Raising Hell: Subversive Spirituality, Insurrectionist Witchcraft and Black Magic
by Kali Black
reviewed by Nina Lazarus for the Esoteric Book Review

This book is not really about black magic, rather it is another offering about Chaos Magic dressed up with different thrills (or is that paradigms?).  The initial material on behaviour patterns and how to ensure you are not influenced unduly by the media and others is reasonable.  It presents an interesting précis of much that is worthwhile and gives many leads and insights.  However the terminology is clearly a sign of the times, as in the 80s we used to call the ideas portrayed here cultural terrorism.  The chapter arguing against the consumption of meat and promoting vegetarianism was heartfelt and the sort of thing more books on magic should discuss.  However none of this material is really black magic, it is simply magic!

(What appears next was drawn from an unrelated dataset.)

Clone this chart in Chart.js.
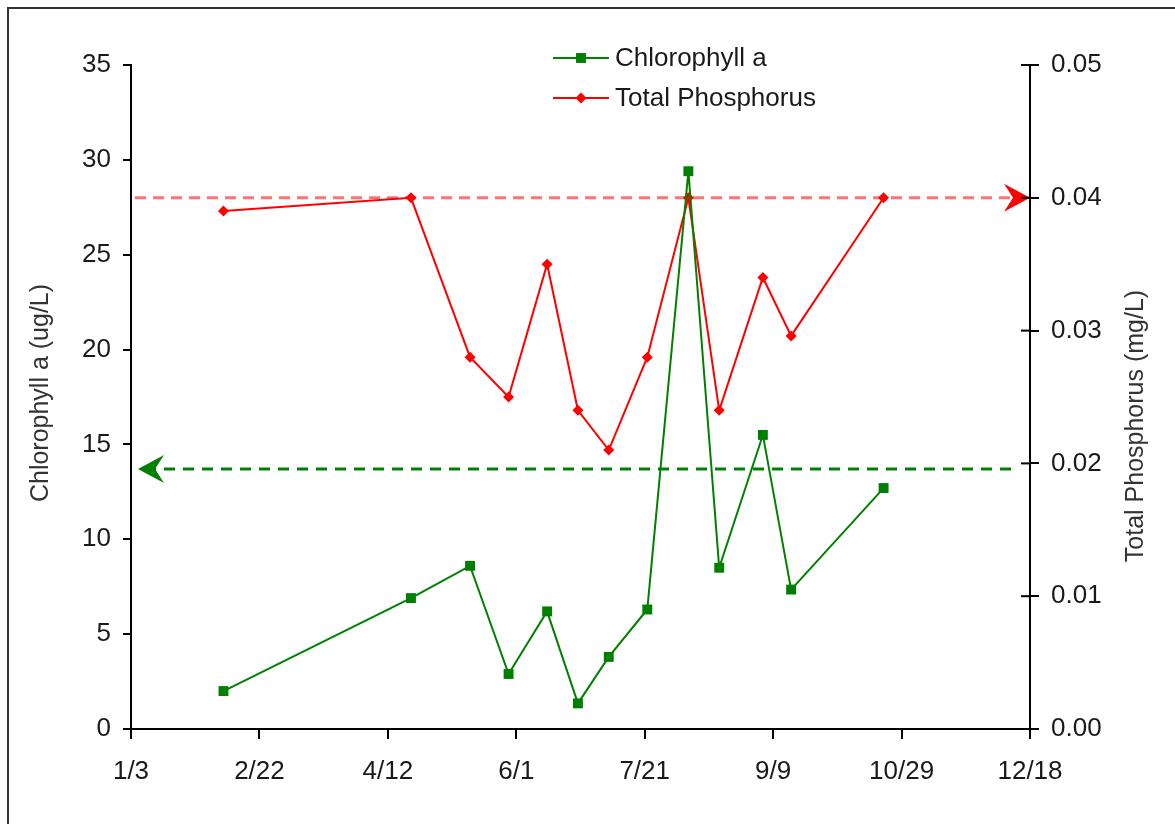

The NLP material emphasises the author’s preference for deprogramming and taking control, which is never a bad thing.  However the Toontra and anarchashamanism material both indicate the chaos magic roots of this material.  It seems there is a trend with some writers to present the ideas of chaos magic as if they were something new, which they aren’t, and they weren’t when chaos magic first appeared wearing its new clothes and championing eclecticism.  For example, as this book and many others seem keen to declare, the principle of reduction sigilisation invented by Austin Osman Spare, a favourite of Chaoists – yet this technique may be found centuries ago in Agrippa’s Three Books of Occult Philosophy.

So although this book is not really as radical or new as it would like to present itself, it is nevertheless worth reading, as it brings together a good range of ideas and material which should give the reader food for thought.

Aleister Crowley: A Modern Master
by John Moore
reviewed by Nina Lazarus for the Esoteric Book Review

This book is an attempt to place Crowley in the context of modern ideas and older traditions.  That this should be attempted is not surprising when we recall that Crowley was number 73 in the recent poll of the top 100 Britons.  The biographical details given for Crowley are supplied to justify or clarify points of view, and as such this work is not, nor does it claim to be, a biography, providing only such piecemeal references.

Unfortunately this has resulted in sections of the book where you forget it is even about Crowley, as his name disappears for eight or ten pages at a time in places whilst the author discusses philosophy.  Whilst these discussions are interesting and demonstrate the authors breadth of knowledge, they often seem tangential and not directly relevant to Crowley and his context.  From this perspective the absence of Richard Kaczynski’s Perdurabo from the bibliography suggests a worthy source missed, whose treatment could have provided more useful ideas for the author.

This is an interesting work, but more as a background work for someone wishing to expand on their ideas of material that may have influenced Crowley, rather than Crowley the man, the mage or the modern master.